Dylan was screaming in pain, the sort of fear-driven sobbing that’s hard-wired right into your nervous system, zero to panic in nothing seconds flat, and I was trying to calm Dylan and assess the damage while also turning my head to vent my frustration in Riley’s direction. Technically an accident but also pure carelessness on Riley’s part and goddammit I’d just said — Just said! Just! Said! — not to slam the door while they were playing and he’d done it anyway, right on his brother’s fingers. I wasn’t sure if bones were broken and a deep sliced-open pinch of flesh on Dylan’s knuckle was dripping blood and it was just one of those moments, everyone yelling and crying, total shitshow.

Later I scolded Riley for not listening, not being more careful, not even sticking around to make sure Dylan was okay but bolting out of sheer self-preservation. He was nodding and round-eyed but also maybe getting a little lippy about being on the receiving end of a lecture: “Okay. Okay.” You know that bullshit? Okay my ass. You don’t get to be TIRED of being in trouble. You put something in audible italics and I’m going to be in your face for like ten more hours, just repeating my various points over and over while you agree with FULL SOLEMN ENTHUSIASM EACH TIME.

Anyway. I went to bed that night filled with all sorts of murky worries about empathy and selfishness and taking consequences seriously. I was thinking, I need to know this *means* something to you. It hadn’t seemed to, is the thing. It was like he was upset about us being upset with him, not upset that he’d hurt his brother.

But the next night when I was tucking him in his eyes suddenly pooled and tears ran down his cheeks and he cried out, “I just feel so bad about Dylan.” And he wept that he was sorry and I held him and said that I understood and I told him that we all make mistakes that we feel bad about later and sometimes that’s just how we learn to make better choices. “Even you?” he said in a watery little voice and I kissed him a million times. A billion. Oh, buddy. Yes.

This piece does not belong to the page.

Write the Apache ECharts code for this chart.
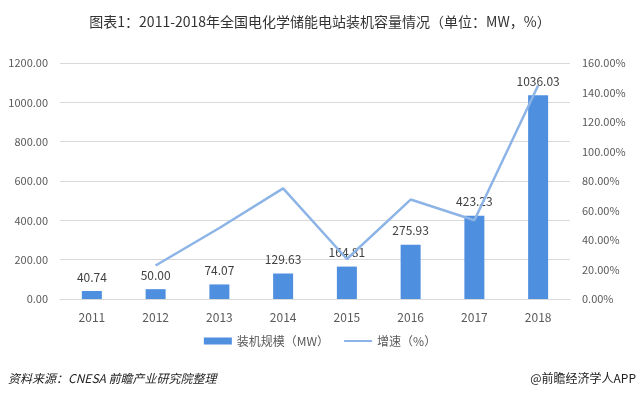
<!DOCTYPE html>
<html>
<head>
<meta charset="utf-8">
<script src="https://cdn.jsdelivr.net/npm/echarts@6/dist/echarts.min.js"></script>
<style>
  html, body { margin: 0; padding: 0; background: #fff; }
  #chart { width: 640px; height: 398px; }
</style>
</head>
<body>
<div id="chart"></div>
<script>
const years = ["2011", "2012", "2013", "2014", "2015", "2016", "2017", "2018"];
const capacity = [40.74, 50.00, 74.07, 129.63, 164.81, 275.93, 423.23, 1036.03];
const growth = [null, 22.73, 48.14, 75.01, 27.14, 67.42, 53.39, 144.79];

const font = "'Noto Sans CJK SC', 'Noto Sans', sans-serif";

const chart = echarts.init(document.getElementById("chart"));
chart.setOption({
    animation: false,
    textStyle: { fontFamily: font },
    title: {
        text: "图表1：2011-2018年全国电化学储能电站装机容量情况（单位：MW，%）",
        left: "center",
        top: 10,
        textStyle: { fontSize: 14, fontWeight: "normal", color: "#333", fontFamily: font }
    },
    grid: { left: 60, right: 70, top: 63, bottom: 99 },
    legend: {
        bottom: 46,
        left: "center",
        itemGap: 14,
        itemWidth: 28,
        itemHeight: 7,
        textStyle: { fontSize: 12, color: "#595959", fontFamily: font },
        data: [
            { name: "装机规模（MW）", icon: "rect" },
            { name: "增速（%）", itemStyle: { opacity: 0 } }
        ]
    },
    xAxis: {
        type: "category",
        data: years,
        axisTick: { show: false },
        axisLine: { lineStyle: { color: "#d9d9d9" } },
        axisLabel: { color: "#595959", fontSize: 12, margin: 12 }
    },
    yAxis: [{
        type: "value",
        min: 0, max: 1200, interval: 200,
        axisLabel: { color: "#595959", fontSize: 11, margin: 12, formatter: v => v.toFixed(2) },
        splitLine: { lineStyle: { color: "#d9d9d9" } }
    }, {
        type: "value",
        min: 0, max: 160, interval: 20,
        axisLabel: { color: "#595959", fontSize: 11, margin: 12, formatter: v => v.toFixed(2) + "%" },
        splitLine: { show: false }
    }],
    series: [{
        name: "装机规模（MW）",
        type: "bar",
        data: capacity,
        barWidth: 20,
        itemStyle: { color: "#4f8fe0" },
        label: {
            show: true, position: "top", distance: 8,
            color: "#404040", fontSize: 12,
            formatter: p => p.value.toFixed(2)
        }
    }, {
        name: "增速（%）",
        type: "line",
        yAxisIndex: 1,
        data: growth,
        symbol: "none",
        lineStyle: { color: "#8db4e6", width: 2.5 },
        itemStyle: { color: "#8db4e6" }
    }],
    graphic: [{
        type: "text",
        left: 8, top: 372,
        style: { text: "资料来源：CNESA 前瞻产业研究院整理", fill: "#222", fontSize: 12, fontStyle: "italic", fontFamily: font }
    }, {
        type: "text",
        right: 4, top: 372,
        style: { text: "@前瞻经济学人APP", fill: "#222", fontSize: 12, fontFamily: font }
    }]
});
</script>
</body>
</html>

The other day I had the opportunity to hear my own recorded voice and I realize I’m prone to exaggeration but you’re just going to have to believe me when I say that it was THE WORST THING EVARRRRR. I know I have some obnoxiously immature-sounding verbal tics and my voice is kind of nasal and I don’t always come across like the sharpest tool in the shed especially when I’m feeling awkward, but there’s knowing and there’s knowing, you know? I had recorded a phone interview and in playing it back I was pretty horrified by my, like, um, totallys. I’m forty, for god’s sake, and I sound like … well, have you heard Louis CK’s imitation of what sounds like a super-irritating high school girl? The only voice he knows how to do, as he said in his SNL monologue? I’m like literalahhh the first black president. That’s what I fucking sound like! LIKE ALLLL THE TIME, OHMIGAH. At least I definitely sounded that way during this interview, which is pretty embarrassing to know after the fact. I think my naturally dip-shitty way of talking may have been exacerbated because I was nervous (I was interviewing the communications manager for the Oregon Department of Fish & Wildlife for an article about how ODFW had recently killed two cougars here in Eugene, and I got the feeling she was pretty tired of talking about it), which is even more frustrating. I mean, it doesn’t seem like a particularly useful life skill to have your intellect audibly devolve when you’re in a challenging situation. Like, um, hi, 911, can you, like, totally send a, you know, ambulance?

The other thing that’s made me focus on my voice lately is Riley, who continually absorbs our various sayings and incorporates them into his own lexicon. For instance: “I know, right?” He says this all the time now, and not only am I hyper-aware of the fact that he’s copied-and-pasted this from me, but I can’t help saying it back to him, until we get caught in a completely, like, idiotic loop.

“These Red Vines are really good.”
“I know, right?”
“Totally. Best candy. Right? I know.”
“So good, right?”
“I know!”
“Best! Oh my god.”
Gosh, Riley. You should totally say gosh.”